-- Start of Collected material --

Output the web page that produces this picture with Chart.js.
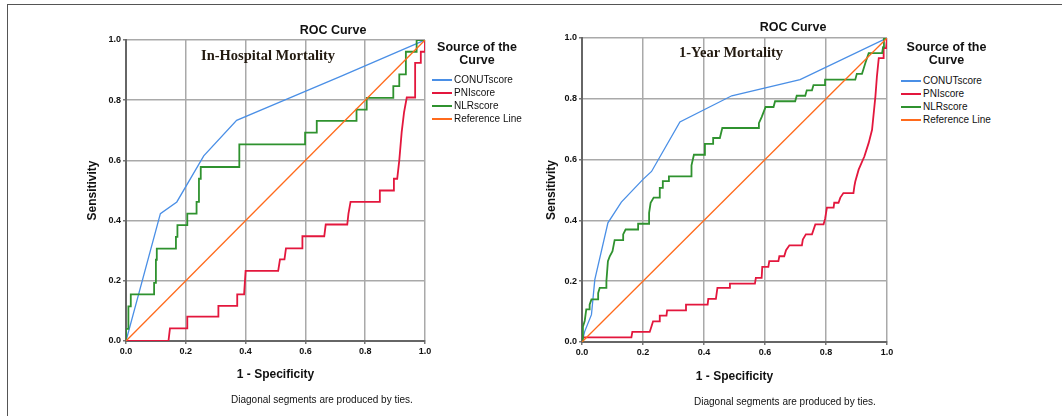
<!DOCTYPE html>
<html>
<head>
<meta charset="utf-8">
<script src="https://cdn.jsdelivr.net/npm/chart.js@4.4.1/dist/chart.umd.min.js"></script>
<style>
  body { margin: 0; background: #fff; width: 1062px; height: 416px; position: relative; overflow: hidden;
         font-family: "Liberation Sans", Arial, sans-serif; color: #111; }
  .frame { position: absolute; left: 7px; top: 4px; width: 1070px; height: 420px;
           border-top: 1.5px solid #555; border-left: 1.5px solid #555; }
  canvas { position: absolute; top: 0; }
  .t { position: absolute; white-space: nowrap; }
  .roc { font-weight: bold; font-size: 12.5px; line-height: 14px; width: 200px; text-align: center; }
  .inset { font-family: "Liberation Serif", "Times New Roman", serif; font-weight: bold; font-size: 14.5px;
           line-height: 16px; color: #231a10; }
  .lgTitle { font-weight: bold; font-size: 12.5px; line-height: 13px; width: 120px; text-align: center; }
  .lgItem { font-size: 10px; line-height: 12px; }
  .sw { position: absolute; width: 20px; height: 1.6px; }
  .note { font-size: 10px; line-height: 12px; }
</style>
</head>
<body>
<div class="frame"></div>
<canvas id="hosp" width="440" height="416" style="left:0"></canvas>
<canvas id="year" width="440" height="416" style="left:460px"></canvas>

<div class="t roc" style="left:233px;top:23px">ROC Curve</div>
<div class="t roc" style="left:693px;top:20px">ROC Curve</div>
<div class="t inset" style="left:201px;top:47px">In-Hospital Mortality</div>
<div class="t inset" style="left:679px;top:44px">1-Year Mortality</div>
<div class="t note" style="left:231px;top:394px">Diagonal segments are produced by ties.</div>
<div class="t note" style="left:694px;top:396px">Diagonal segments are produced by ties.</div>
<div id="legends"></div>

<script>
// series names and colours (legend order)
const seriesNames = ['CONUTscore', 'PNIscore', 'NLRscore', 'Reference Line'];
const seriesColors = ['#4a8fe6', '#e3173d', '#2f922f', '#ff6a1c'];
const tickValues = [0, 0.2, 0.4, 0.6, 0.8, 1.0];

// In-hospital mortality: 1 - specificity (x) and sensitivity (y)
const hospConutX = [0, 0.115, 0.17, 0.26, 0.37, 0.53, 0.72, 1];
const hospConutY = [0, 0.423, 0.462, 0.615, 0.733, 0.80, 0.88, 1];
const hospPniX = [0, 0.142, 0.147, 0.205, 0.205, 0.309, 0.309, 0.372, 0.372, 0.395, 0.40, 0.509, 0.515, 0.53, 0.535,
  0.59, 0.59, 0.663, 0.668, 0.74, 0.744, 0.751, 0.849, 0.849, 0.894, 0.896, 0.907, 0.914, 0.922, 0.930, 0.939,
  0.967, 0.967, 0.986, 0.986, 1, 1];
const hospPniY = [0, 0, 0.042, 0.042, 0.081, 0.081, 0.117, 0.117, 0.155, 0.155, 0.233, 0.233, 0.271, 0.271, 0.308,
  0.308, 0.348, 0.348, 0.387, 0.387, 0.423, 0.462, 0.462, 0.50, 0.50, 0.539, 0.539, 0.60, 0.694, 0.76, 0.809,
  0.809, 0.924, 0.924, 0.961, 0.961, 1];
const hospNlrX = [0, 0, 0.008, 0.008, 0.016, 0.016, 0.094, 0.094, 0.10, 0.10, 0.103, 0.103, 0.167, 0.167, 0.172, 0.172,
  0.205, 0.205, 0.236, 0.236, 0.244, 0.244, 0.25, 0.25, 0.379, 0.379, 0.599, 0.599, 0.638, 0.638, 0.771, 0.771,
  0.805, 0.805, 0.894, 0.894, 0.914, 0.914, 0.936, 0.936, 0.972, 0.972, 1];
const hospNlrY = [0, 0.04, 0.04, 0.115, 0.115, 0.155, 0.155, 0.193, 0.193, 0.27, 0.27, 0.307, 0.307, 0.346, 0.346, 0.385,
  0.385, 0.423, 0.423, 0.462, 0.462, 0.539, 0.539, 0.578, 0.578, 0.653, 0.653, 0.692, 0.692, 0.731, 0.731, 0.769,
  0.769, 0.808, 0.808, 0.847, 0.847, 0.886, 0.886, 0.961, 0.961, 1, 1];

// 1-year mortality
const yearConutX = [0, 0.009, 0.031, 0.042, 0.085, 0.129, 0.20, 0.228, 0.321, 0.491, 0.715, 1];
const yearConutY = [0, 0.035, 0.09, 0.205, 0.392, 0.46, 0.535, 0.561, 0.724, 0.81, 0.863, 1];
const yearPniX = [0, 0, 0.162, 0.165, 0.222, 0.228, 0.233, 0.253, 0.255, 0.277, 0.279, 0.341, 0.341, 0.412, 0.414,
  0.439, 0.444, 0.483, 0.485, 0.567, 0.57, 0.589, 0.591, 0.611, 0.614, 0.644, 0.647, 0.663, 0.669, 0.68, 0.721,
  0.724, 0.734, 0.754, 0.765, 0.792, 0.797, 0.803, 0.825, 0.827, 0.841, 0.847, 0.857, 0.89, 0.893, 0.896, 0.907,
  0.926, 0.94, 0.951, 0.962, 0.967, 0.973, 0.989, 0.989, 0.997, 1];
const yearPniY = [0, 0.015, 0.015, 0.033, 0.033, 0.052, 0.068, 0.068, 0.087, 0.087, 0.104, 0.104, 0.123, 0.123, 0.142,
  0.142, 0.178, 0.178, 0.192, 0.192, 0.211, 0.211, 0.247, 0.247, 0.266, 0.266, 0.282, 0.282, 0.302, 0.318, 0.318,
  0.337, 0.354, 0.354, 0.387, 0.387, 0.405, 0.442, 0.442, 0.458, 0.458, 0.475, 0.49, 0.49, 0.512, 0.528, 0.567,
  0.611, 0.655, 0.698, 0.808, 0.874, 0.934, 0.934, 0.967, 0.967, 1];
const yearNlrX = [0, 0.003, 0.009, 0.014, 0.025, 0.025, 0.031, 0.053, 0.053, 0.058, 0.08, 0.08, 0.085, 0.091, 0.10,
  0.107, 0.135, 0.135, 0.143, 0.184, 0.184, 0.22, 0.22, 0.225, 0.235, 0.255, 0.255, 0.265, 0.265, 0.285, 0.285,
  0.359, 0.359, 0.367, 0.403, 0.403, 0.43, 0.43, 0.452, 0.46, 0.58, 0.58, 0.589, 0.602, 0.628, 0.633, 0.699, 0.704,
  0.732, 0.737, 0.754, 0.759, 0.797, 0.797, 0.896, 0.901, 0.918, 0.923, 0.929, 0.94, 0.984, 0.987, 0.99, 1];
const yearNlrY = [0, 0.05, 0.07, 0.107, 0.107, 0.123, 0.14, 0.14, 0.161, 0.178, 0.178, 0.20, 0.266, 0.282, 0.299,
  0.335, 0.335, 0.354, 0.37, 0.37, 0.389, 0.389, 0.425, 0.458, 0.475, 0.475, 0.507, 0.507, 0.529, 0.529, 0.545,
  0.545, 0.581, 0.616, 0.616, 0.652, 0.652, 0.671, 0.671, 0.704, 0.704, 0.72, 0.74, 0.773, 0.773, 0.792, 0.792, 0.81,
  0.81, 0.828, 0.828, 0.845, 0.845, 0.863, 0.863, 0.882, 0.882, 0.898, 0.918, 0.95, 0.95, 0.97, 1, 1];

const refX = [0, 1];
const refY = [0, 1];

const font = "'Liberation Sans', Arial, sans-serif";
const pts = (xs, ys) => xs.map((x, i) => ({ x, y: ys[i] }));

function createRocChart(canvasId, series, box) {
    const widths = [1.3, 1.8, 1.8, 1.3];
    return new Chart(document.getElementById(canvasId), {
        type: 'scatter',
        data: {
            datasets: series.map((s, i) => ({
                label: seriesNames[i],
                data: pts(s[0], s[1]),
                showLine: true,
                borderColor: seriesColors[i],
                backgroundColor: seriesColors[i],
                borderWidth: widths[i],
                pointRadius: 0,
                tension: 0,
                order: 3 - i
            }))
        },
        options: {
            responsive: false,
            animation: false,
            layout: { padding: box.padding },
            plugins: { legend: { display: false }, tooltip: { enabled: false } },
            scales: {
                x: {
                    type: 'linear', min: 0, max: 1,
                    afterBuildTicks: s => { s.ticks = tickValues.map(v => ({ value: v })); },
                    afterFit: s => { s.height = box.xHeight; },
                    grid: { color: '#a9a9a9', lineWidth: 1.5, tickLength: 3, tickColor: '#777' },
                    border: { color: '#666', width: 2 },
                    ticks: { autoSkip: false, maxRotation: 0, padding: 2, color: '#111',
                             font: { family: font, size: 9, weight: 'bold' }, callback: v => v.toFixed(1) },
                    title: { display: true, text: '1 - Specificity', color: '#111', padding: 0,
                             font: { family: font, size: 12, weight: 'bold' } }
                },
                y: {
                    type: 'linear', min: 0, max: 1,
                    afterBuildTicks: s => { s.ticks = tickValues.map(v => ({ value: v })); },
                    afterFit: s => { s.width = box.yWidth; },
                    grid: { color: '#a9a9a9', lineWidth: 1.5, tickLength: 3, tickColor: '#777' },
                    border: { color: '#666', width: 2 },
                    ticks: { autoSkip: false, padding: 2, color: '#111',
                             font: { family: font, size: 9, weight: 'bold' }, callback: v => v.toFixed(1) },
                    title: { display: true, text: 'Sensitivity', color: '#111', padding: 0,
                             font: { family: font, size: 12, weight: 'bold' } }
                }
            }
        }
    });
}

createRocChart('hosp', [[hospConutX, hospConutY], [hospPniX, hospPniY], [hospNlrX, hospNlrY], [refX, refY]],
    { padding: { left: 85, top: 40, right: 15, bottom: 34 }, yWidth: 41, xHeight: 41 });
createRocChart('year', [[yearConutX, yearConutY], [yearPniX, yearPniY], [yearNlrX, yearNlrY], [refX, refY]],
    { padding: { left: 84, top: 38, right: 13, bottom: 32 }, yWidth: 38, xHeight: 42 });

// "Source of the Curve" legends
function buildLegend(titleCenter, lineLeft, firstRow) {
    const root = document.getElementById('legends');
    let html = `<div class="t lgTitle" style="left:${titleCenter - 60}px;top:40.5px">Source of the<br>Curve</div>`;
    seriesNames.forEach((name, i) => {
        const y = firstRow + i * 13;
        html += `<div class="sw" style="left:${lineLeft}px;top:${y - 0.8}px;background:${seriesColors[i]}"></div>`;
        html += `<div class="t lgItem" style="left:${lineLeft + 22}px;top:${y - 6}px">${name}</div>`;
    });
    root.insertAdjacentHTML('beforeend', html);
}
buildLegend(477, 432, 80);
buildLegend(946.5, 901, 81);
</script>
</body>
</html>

-- End of Collected material --

Instruction - Repeat the lines exactly as they stand, from the opening line of the data through the line with "const tickValues = [0, 0.2, 0.4, 0.6, 0.8, 1.0];". Pictures stay out of the copy.

Exercise solution -
Output the web page that produces this picture with Chart.js.
<!DOCTYPE html>
<html>
<head>
<meta charset="utf-8">
<script src="https://cdn.jsdelivr.net/npm/chart.js@4.4.1/dist/chart.umd.min.js"></script>
<style>
  body { margin: 0; background: #fff; width: 1062px; height: 416px; position: relative; overflow: hidden;
         font-family: "Liberation Sans", Arial, sans-serif; color: #111; }
  .frame { position: absolute; left: 7px; top: 4px; width: 1070px; height: 420px;
           border-top: 1.5px solid #555; border-left: 1.5px solid #555; }
  canvas { position: absolute; top: 0; }
  .t { position: absolute; white-space: nowrap; }
  .roc { font-weight: bold; font-size: 12.5px; line-height: 14px; width: 200px; text-align: center; }
  .inset { font-family: "Liberation Serif", "Times New Roman", serif; font-weight: bold; font-size: 14.5px;
           line-height: 16px; color: #231a10; }
  .lgTitle { font-weight: bold; font-size: 12.5px; line-height: 13px; width: 120px; text-align: center; }
  .lgItem { font-size: 10px; line-height: 12px; }
  .sw { position: absolute; width: 20px; height: 1.6px; }
  .note { font-size: 10px; line-height: 12px; }
</style>
</head>
<body>
<div class="frame"></div>
<canvas id="hosp" width="440" height="416" style="left:0"></canvas>
<canvas id="year" width="440" height="416" style="left:460px"></canvas>

<div class="t roc" style="left:233px;top:23px">ROC Curve</div>
<div class="t roc" style="left:693px;top:20px">ROC Curve</div>
<div class="t inset" style="left:201px;top:47px">In-Hospital Mortality</div>
<div class="t inset" style="left:679px;top:44px">1-Year Mortality</div>
<div class="t note" style="left:231px;top:394px">Diagonal segments are produced by ties.</div>
<div class="t note" style="left:694px;top:396px">Diagonal segments are produced by ties.</div>
<div id="legends"></div>

<script>
// series names and colours (legend order)
const seriesNames = ['CONUTscore', 'PNIscore', 'NLRscore', 'Reference Line'];
const seriesColors = ['#4a8fe6', '#e3173d', '#2f922f', '#ff6a1c'];
const tickValues = [0, 0.2, 0.4, 0.6, 0.8, 1.0];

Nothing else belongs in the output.